• _Aim_: From the listing that follows, output everything exactly except the pictures.

▼▼▼

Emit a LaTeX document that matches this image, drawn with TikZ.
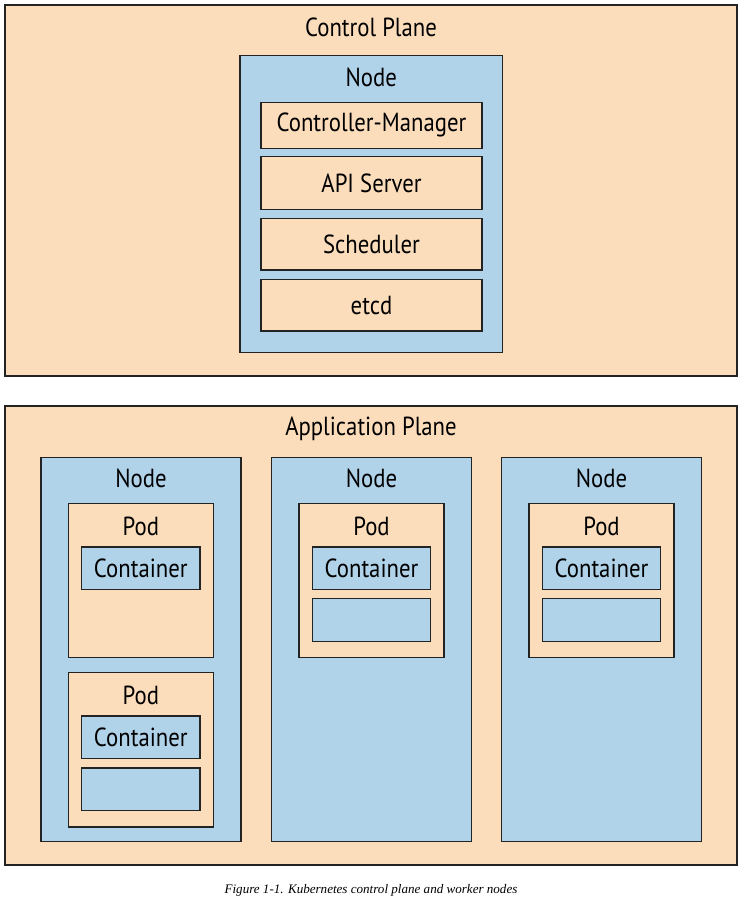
\documentclass[tikz,border=0pt]{standalone}
\usepackage{fontspec}
\setmainfont{PT Sans}[FakeStretch=0.87]
\newfontfamily\captionfont{Liberation Serif}
\usepackage{xcolor}
\usepackage{tikz}
\usetikzlibrary{positioning}

\definecolor{peach}{RGB}{252,221,187}
\definecolor{paleblue}{RGB}{176,211,234}
\definecolor{edge}{RGB}{35,35,35}

\begin{document}
\begin{tikzpicture}[
  every node/.style={font=\fontsize{18.6}{22}\selectfont},
  plane/.style={draw=edge, line width=1pt, fill=peach, inner sep=0pt, minimum width=18.3cm},
  host/.style={draw=edge, line width=1pt, fill=paleblue, inner sep=0pt},
  part/.style={draw=edge, line width=1pt, fill=peach, inner sep=0pt, minimum width=5.525cm},
  pod/.style={draw=edge, line width=1pt, fill=peach, inner sep=0pt, minimum width=3.625cm, minimum height=3.86cm},
  ctr/.style={draw=edge, line width=1pt, fill=paleblue, inner sep=0pt, minimum width=2.96cm, minimum height=1.07cm},
  title/.style={inner sep=0pt}
]
\useasboundingbox (0,0) rectangle (18.525,-22.5);

% Control plane
\node[plane, minimum height=9.275cm] (cp) at (9.275, -4.7625) {};
\node[title] (cptitle) at (9.275, -0.675) {Control Plane};

\node[host, minimum width=6.5625cm, minimum height=7.425cm] (cpnode) at (9.28, -5.105) {};
\node[title] (cpnodetitle) at (9.28, -1.925) {Node};

\node[part, minimum height=1.15cm] (cm) at (9.2875, -3.1325) {Controller-Manager};
\node[part, minimum height=1.315cm] (api) at (9.2875, -4.575) {API Server};
\node[part, minimum height=1.29cm] (sched) at (9.2875, -6.104) {Scheduler};
\node[part, minimum height=1.29cm] (etcd) at (9.2875, -7.629) {etcd};

% Application plane
\node[plane, minimum height=11.475cm] (ap) at (9.275, -15.8875) {};
\node[title] (aptitle) at (9.275, -10.725) {Application Plane};

% Worker 1: two pods
\node[host, minimum width=5cm, minimum height=9.61cm] (wa) at (3.525, -16.2375) {};
\node[title] (watitle) at (3.525, -11.95) {Node};
\node[pod] (wapoda) at (3.52, -14.5125) {};
\node[title] at (3.52, -13.15) {Pod};
\node[ctr] (waca) at (3.52, -14.209) {Container};
\node[pod] (wapodb) at (3.52, -18.7425) {};
\node[title] at (3.52, -17.375) {Pod};
\node[ctr] (wacb) at (3.52, -18.434) {Container};
\node[ctr] (wacc) at (3.52, -19.734) {};

% Worker 2
\node[host, minimum width=5cm, minimum height=9.61cm] (wb) at (9.2875, -16.2375) {};
\node[title] (wbtitle) at (9.2875, -11.95) {Node};
\node[pod] (wbpod) at (9.2875, -14.5125) {};
\node[title] at (9.2875, -13.15) {Pod};
\node[ctr] (wbca) at (9.2875, -14.209) {Container};
\node[ctr] (wbcb) at (9.2875, -15.5) {};

% Worker 3
\node[host, minimum width=5cm, minimum height=9.61cm] (wc) at (15.0375, -16.2375) {};
\node[title] (wctitle) at (15.0375, -11.95) {Node};
\node[pod] (wcpod) at (15.0375, -14.5125) {};
\node[title] at (15.0375, -13.15) {Pod};
\node[ctr] (wcca) at (15.0375, -14.209) {Container};
\node[ctr] (wccb) at (15.0375, -15.5) {};

% Caption
\node[font=\captionfont\itshape\fontsize{9.3}{11}\selectfont] (caption) at (9.275, -22.25)
   {Figure 1-1. Kubernetes control plane and worker nodes};

\end{tikzpicture}
\end{document}
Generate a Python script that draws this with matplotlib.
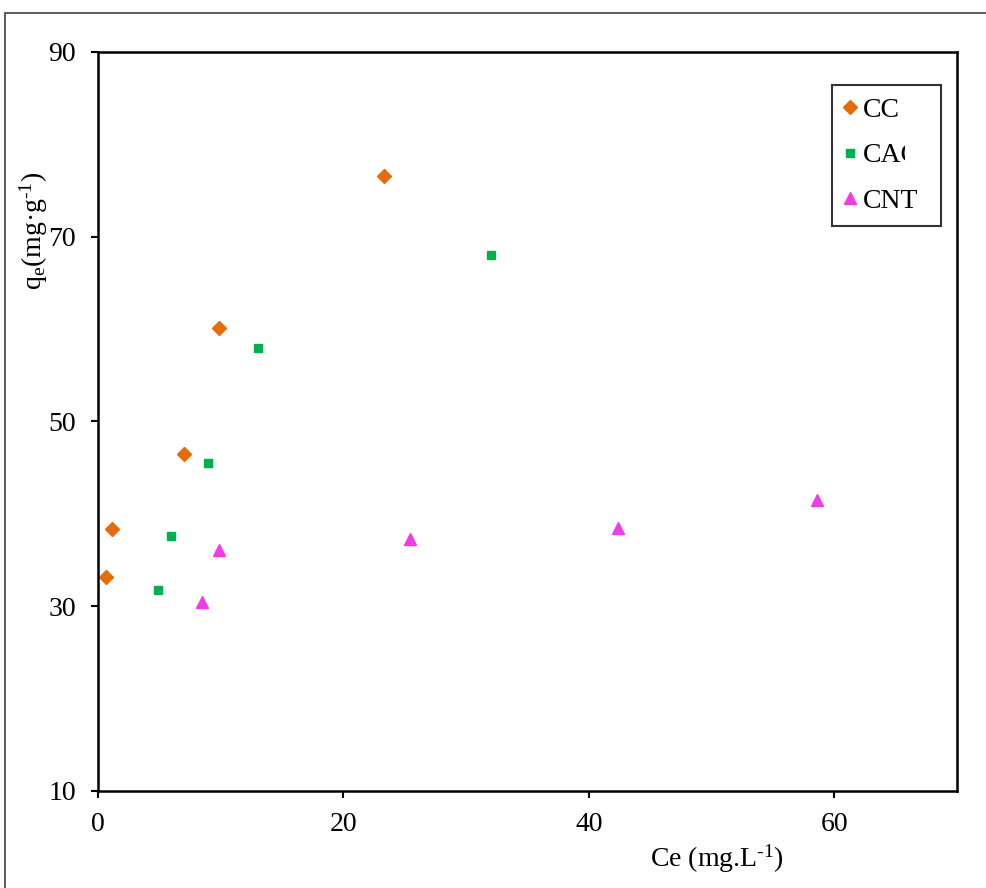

▲▲▲

• _Answer to the problem_:
Emit a LaTeX document that matches this image, drawn with TikZ.
\documentclass[tikz,border=0pt]{standalone}
\usepackage{fontspec}
\setmainfont{PT Sans}[FakeStretch=0.87]
\newfontfamily\captionfont{Liberation Serif}
\usepackage{xcolor}
\usepackage{tikz}
\usetikzlibrary{positioning}

\definecolor{peach}{RGB}{252,221,187}
\definecolor{paleblue}{RGB}{176,211,234}
\definecolor{edge}{RGB}{35,35,35}

\begin{document}
\begin{tikzpicture}[
  every node/.style={font=\fontsize{18.6}{22}\selectfont},
  plane/.style={draw=edge, line width=1pt, fill=peach, inner sep=0pt, minimum width=18.3cm},
  host/.style={draw=edge, line width=1pt, fill=paleblue, inner sep=0pt},
  part/.style={draw=edge, line width=1pt, fill=peach, inner sep=0pt, minimum width=5.525cm},
  pod/.style={draw=edge, line width=1pt, fill=peach, inner sep=0pt, minimum width=3.625cm, minimum height=3.86cm},
  ctr/.style={draw=edge, line width=1pt, fill=paleblue, inner sep=0pt, minimum width=2.96cm, minimum height=1.07cm},
  title/.style={inner sep=0pt}
]
\useasboundingbox (0,0) rectangle (18.525,-22.5);

% Control plane
\node[plane, minimum height=9.275cm] (cp) at (9.275, -4.7625) {};
\node[title] (cptitle) at (9.275, -0.675) {Control Plane};

\node[host, minimum width=6.5625cm, minimum height=7.425cm] (cpnode) at (9.28, -5.105) {};
\node[title] (cpnodetitle) at (9.28, -1.925) {Node};

\node[part, minimum height=1.15cm] (cm) at (9.2875, -3.1325) {Controller-Manager};
\node[part, minimum height=1.315cm] (api) at (9.2875, -4.575) {API Server};
\node[part, minimum height=1.29cm] (sched) at (9.2875, -6.104) {Scheduler};
\node[part, minimum height=1.29cm] (etcd) at (9.2875, -7.629) {etcd};

% Application plane
\node[plane, minimum height=11.475cm] (ap) at (9.275, -15.8875) {};
\node[title] (aptitle) at (9.275, -10.725) {Application Plane};

% Worker 1: two pods
\node[host, minimum width=5cm, minimum height=9.61cm] (wa) at (3.525, -16.2375) {};
\node[title] (watitle) at (3.525, -11.95) {Node};
\node[pod] (wapoda) at (3.52, -14.5125) {};
\node[title] at (3.52, -13.15) {Pod};
\node[ctr] (waca) at (3.52, -14.209) {Container};
\node[pod] (wapodb) at (3.52, -18.7425) {};
\node[title] at (3.52, -17.375) {Pod};
\node[ctr] (wacb) at (3.52, -18.434) {Container};
\node[ctr] (wacc) at (3.52, -19.734) {};

% Worker 2
\node[host, minimum width=5cm, minimum height=9.61cm] (wb) at (9.2875, -16.2375) {};
\node[title] (wbtitle) at (9.2875, -11.95) {Node};
\node[pod] (wbpod) at (9.2875, -14.5125) {};
\node[title] at (9.2875, -13.15) {Pod};
\node[ctr] (wbca) at (9.2875, -14.209) {Container};
\node[ctr] (wbcb) at (9.2875, -15.5) {};

% Worker 3
\node[host, minimum width=5cm, minimum height=9.61cm] (wc) at (15.0375, -16.2375) {};
\node[title] (wctitle) at (15.0375, -11.95) {Node};
\node[pod] (wcpod) at (15.0375, -14.5125) {};
\node[title] at (15.0375, -13.15) {Pod};
\node[ctr] (wcca) at (15.0375, -14.209) {Container};
\node[ctr] (wccb) at (15.0375, -15.5) {};

% Caption
\node[font=\captionfont\itshape\fontsize{9.3}{11}\selectfont] (caption) at (9.275, -22.25)
   {Figure 1-1. Kubernetes control plane and worker nodes};

\end{tikzpicture}
\end{document}
Generate a Python script that draws this with matplotlib.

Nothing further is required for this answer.